Quote the data exactly, first line to the line containing "1-385/395, (418-30)/423, (385-83)/395])", with no pictures.

▬▬▬▬▬▬▬▬▬▬

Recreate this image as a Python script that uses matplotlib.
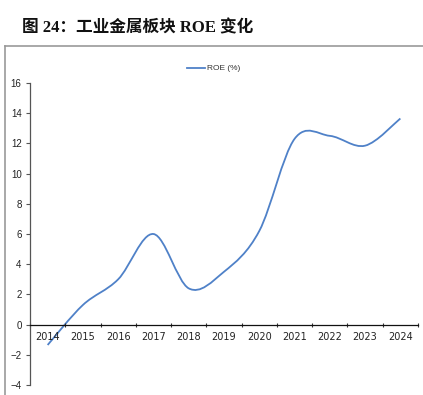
import matplotlib
matplotlib.use("Agg")
import matplotlib.pyplot as plt
from matplotlib.path import Path
from matplotlib.patches import PathPatch
from matplotlib.lines import Line2D

years = ["2014", "2015", "2016", "2017", "2018", "2019", "2020", "2021", "2022", "2023", "2024"]
roe = [-1.35, 1.3, 3.0, 6.0, 2.4, 3.5, 6.2, 12.3, 12.5, 11.85, 13.65]
y_ticks = list(range(-4, 17, 2))
y_tick_labels = [str(v).replace("-", "\u2212") for v in y_ticks]
series_name = "ROE (%)"
title = "图 24：工业金属板块 ROE 变化"

line_color = "#4F81C8"

fig = plt.figure(figsize=(4.23, 3.95), dpi=100)
ax = fig.add_axes([30/423, 1-385/395, (418-30)/423, (385-83)/395])

# smoothed (Excel-like) curve through data points via cubic Bezier
xs = list(range(len(roe)))
n = len(roe)
verts = [(xs[0], roe[0])]
codes = [Path.MOVETO]
for i in range(n-1):
    x0, y0 = xs[i], roe[i]
    x1, y1 = xs[i+1], roe[i+1]
    xp, yp = (xs[i-1], roe[i-1]) if i > 0 else (x0, y0)
    xn, yn = (xs[i+2], roe[i+2]) if i+2 < n else (x1, y1)
    c1 = (x0 + (x1 - xp)/6, y0 + (y1 - yp)/6)
    c2 = (x1 - (xn - x0)/6, y1 - (yn - y0)/6)
    verts += [c1, c2, (x1, y1)]
    codes += [Path.CURVE4]*3
ax.add_patch(PathPatch(Path(verts, codes), fill=False, edgecolor=line_color, lw=1.3, capstyle='butt'))

ax.set_xlim(-0.5, n-0.5)
ax.set_ylim(-4, 16)
ax.set_yticks(y_ticks, labels=y_tick_labels)
ax.set_xticks(xs, labels=years)
ax.set_xticks([i-0.5 for i in range(n+1)], minor=True)
ax.tick_params(axis='x', which='major', length=0, pad=5, labelsize=7, labelcolor="#222222")
ax.tick_params(axis='x', which='minor', length=3, direction='inout', color="#333333", width=0.8)
ax.tick_params(axis='y', which='major', length=3, direction='out', color="#555555", width=0.8, pad=3,
               labelsize=7, labelcolor="#222222")
for lab in ax.get_xticklabels() + ax.get_yticklabels():
    lab.set_family("Liberation Sans")
    lab.set_fontsize(7)

for s in ['top', 'right']:
    ax.spines[s].set_visible(False)
ax.spines['left'].set_color("#555555")
ax.spines['left'].set_linewidth(0.9)
ax.spines['bottom'].set_position(('data', 0))
ax.spines['bottom'].set_color("#111111")
ax.spines['bottom'].set_linewidth(0.9)

# legend
fig.add_artist(Line2D([187/423, 205/423], [1-68/395, 1-68/395], color=line_color, lw=1.3))
fig.text(207/423, 1-68/395, series_name, fontsize=6, family="Liberation Sans", color="#333333", va='center', ha='left')

# title and frame
fig.text(22/423, 1-28/395, title, fontsize=12, fontweight='bold',
         family=["Liberation Serif", "Noto Sans CJK SC"], va='center', ha='left', color="#111111")
fig.add_artist(Line2D([5/423, 1], [1-46/395, 1-46/395], color="#999999", lw=1.2))
fig.add_artist(Line2D([5/423, 5/423], [1-46/395, 0], color="#999999", lw=1.2))

fig.savefig("out.png", dpi=100)
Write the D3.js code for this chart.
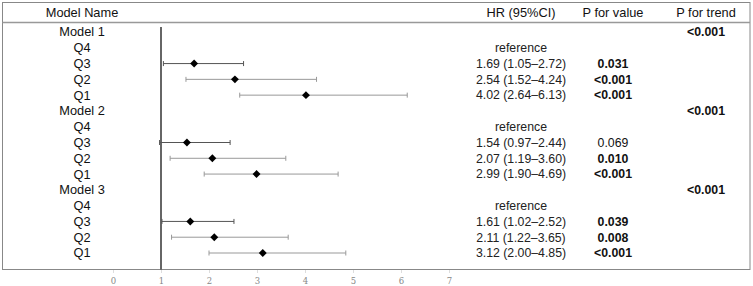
<!DOCTYPE html>
<html>
<head>
<meta charset="utf-8">
<script src="https://cdn.jsdelivr.net/npm/d3@7"></script>
<style>
  html, body { margin: 0; padding: 0; background: #fff; }
  svg { display: block; }
</style>
</head>
<body>
<svg id="forest" width="753" height="286"></svg>
<script>
'use strict';

var labels = ['Model 1', 'Q4', 'Q3', 'Q2', 'Q1', 'Model 2', 'Q4', 'Q3', 'Q2', 'Q1', 'Model 3', 'Q4', 'Q3', 'Q2', 'Q1'];
var hr = [null, null, 1.69, 2.54, 4.02, null, null, 1.54, 2.07, 2.99, null, null, 1.61, 2.11, 3.12];
var lower = [null, null, 1.05, 1.52, 2.64, null, null, 0.97, 1.19, 1.90, null, null, 1.02, 1.22, 2.00];
var upper = [null, null, 2.72, 4.24, 6.13, null, null, 2.44, 3.60, 4.69, null, null, 2.52, 3.65, 4.85];
var hrText = ['', 'reference', '1.69 (1.05\u20132.72)', '2.54 (1.52\u20134.24)', '4.02 (2.64\u20136.13)',
  '', 'reference', '1.54 (0.97\u20132.44)', '2.07 (1.19\u20133.60)', '2.99 (1.90\u20134.69)',
  '', 'reference', '1.61 (1.02\u20132.52)', '2.11 (1.22\u20133.65)', '3.12 (2.00\u20134.85)'];
var pValue = ['', '', '0.031', '<0.001', '<0.001', '', '', '0.069', '0.010', '<0.001', '', '', '0.039', '0.008', '<0.001'];
var pBold = [false, false, true, true, true, false, false, false, true, true, false, false, true, true, true];
var pTrend = ['<0.001', '', '', '', '', '<0.001', '', '', '', '', '<0.001', '', '', '', ''];
var headers = ['Model Name', 'HR (95%CI)', 'P for value', 'P for trend'];
var xTicks = [0, 1, 2, 3, 4, 5, 6, 7];

var svg = d3.select('#forest');
var font = '"Liberation Sans", Arial, sans-serif';

var x = d3.scaleLinear().domain([0, 7]).range([113, 449]);
var y = d3.scalePoint().domain(d3.range(labels.length)).range([32, 253]);
var colX = [82, 521, 613, 706];

// frame
svg.append('rect').attr('x', 2.5).attr('y', 2.5).attr('width', 747.5).attr('height', 267)
  .attr('fill', 'none').attr('stroke', '#888').attr('stroke-width', 1);
svg.append('line').attr('x1', 2.5).attr('x2', 750).attr('y1', 22.5).attr('y2', 22.5)
  .attr('stroke', '#999').attr('stroke-width', 1.5);

// header
svg.append('g').selectAll('text').data(headers).enter().append('text')
  .attr('x', function (d, i) { return colX[i]; })
  .attr('y', 17)
  .attr('text-anchor', 'middle')
  .attr('font-family', font).attr('font-size', 12.8).attr('fill', '#111')
  .text(function (d) { return d; });

// reference line at HR = 1
svg.append('line').attr('x1', x(1)).attr('x2', x(1)).attr('y1', 27).attr('y2', 269.5)
  .attr('stroke', '#333').attr('stroke-width', 1.5);

// axis
var axis = d3.axisBottom(x).tickValues(xTicks).tickSize(3).tickFormat(d3.format('d'));
var ax = svg.append('g').attr('transform', 'translate(0,270)').call(axis);
ax.select('.domain').remove();
ax.selectAll('line').attr('stroke', '#ddd');
ax.selectAll('text').attr('font-family', '"DejaVu Serif", "Liberation Serif", serif')
  .attr('font-size', 8.5).attr('fill', '#888').attr('dy', '0.9em');

// rows text
var rows = svg.append('g').selectAll('g').data(labels).enter().append('g')
  .attr('transform', function (d, i) { return 'translate(0,' + y(i) + ')'; });

rows.append('text').attr('x', colX[0]).attr('dy', '0.35em').attr('text-anchor', 'middle')
  .attr('font-family', font).attr('font-size', 12.8).attr('fill', '#111')
  .text(function (d) { return d; });

rows.append('text').attr('x', colX[1]).attr('dy', '0.35em').attr('text-anchor', 'middle')
  .attr('font-family', font).attr('font-size', 12.3).attr('fill', '#222')
  .text(function (d, i) { return hrText[i]; });

rows.append('text').attr('x', colX[2]).attr('dy', '0.35em').attr('text-anchor', 'middle')
  .attr('font-family', font).attr('font-size', 12.3).attr('fill', '#111')
  .attr('font-weight', function (d, i) { return pBold[i] ? 'bold' : 'normal'; })
  .text(function (d, i) { return pValue[i]; });

rows.append('text').attr('x', colX[3]).attr('dy', '0.35em').attr('text-anchor', 'middle')
  .attr('font-family', font).attr('font-size', 12.3).attr('font-weight', 'bold').attr('fill', '#111')
  .text(function (d, i) { return pTrend[i]; });

// confidence intervals and points
var est = d3.range(labels.length).filter(function (i) { return hr[i] !== null; });
var ciColor = function (i) { return labels[i] === 'Q3' ? '#555' : '#999'; };

var ci = svg.append('g').selectAll('g').data(est).enter().append('g');
ci.append('line')
  .attr('x1', function (i) { return x(lower[i]); })
  .attr('x2', function (i) { return x(upper[i]); })
  .attr('y1', function (i) { return y(i); })
  .attr('y2', function (i) { return y(i); })
  .attr('stroke', ciColor).attr('stroke-width', 1);
ci.append('line')
  .attr('x1', function (i) { return x(lower[i]); })
  .attr('x2', function (i) { return x(lower[i]); })
  .attr('y1', function (i) { return y(i) - 2.5; })
  .attr('y2', function (i) { return y(i) + 2.5; })
  .attr('stroke', ciColor).attr('stroke-width', 1);
ci.append('line')
  .attr('x1', function (i) { return x(upper[i]); })
  .attr('x2', function (i) { return x(upper[i]); })
  .attr('y1', function (i) { return y(i) - 2.5; })
  .attr('y2', function (i) { return y(i) + 2.5; })
  .attr('stroke', ciColor).attr('stroke-width', 1);
ci.append('path')
  .attr('d', d3.symbol().type(d3.symbolDiamond2).size(40))
  .attr('transform', function (i) { return 'translate(' + x(hr[i]) + ',' + y(i) + ')'; })
  .attr('fill', '#000');
</script>
</body>
</html>
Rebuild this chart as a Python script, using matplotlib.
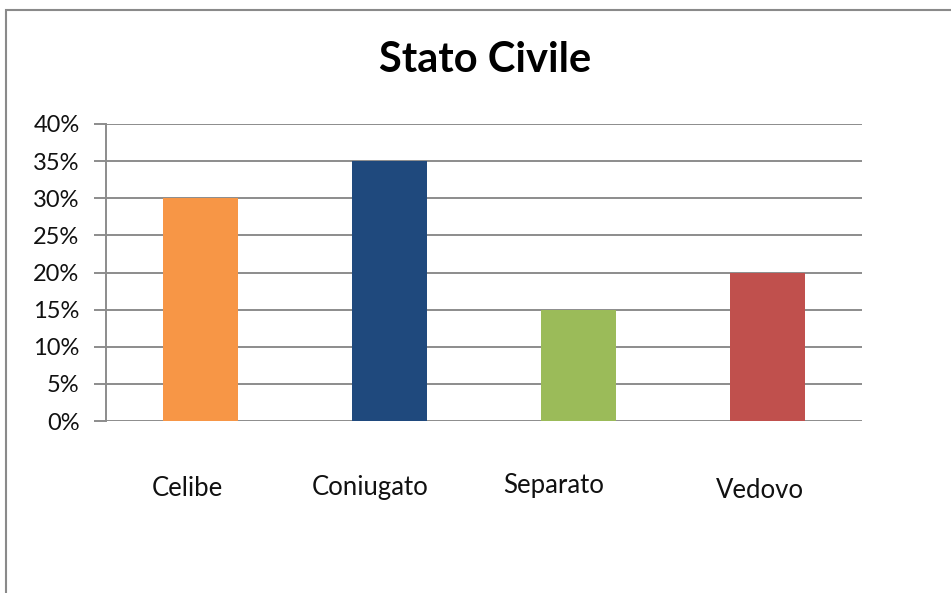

▬▬▬▬▬▬▬▬▬▬

WRITTEN REPLY —
Recreate this image as a Python script that uses matplotlib.
import matplotlib
matplotlib.use("Agg")
import matplotlib.pyplot as plt
from matplotlib.path import Path
from matplotlib.patches import PathPatch
from matplotlib.lines import Line2D

years = ["2014", "2015", "2016", "2017", "2018", "2019", "2020", "2021", "2022", "2023", "2024"]
roe = [-1.35, 1.3, 3.0, 6.0, 2.4, 3.5, 6.2, 12.3, 12.5, 11.85, 13.65]
y_ticks = list(range(-4, 17, 2))
y_tick_labels = [str(v).replace("-", "\u2212") for v in y_ticks]
series_name = "ROE (%)"
title = "图 24：工业金属板块 ROE 变化"

line_color = "#4F81C8"

fig = plt.figure(figsize=(4.23, 3.95), dpi=100)
ax = fig.add_axes([30/423, 1-385/395, (418-30)/423, (385-83)/395])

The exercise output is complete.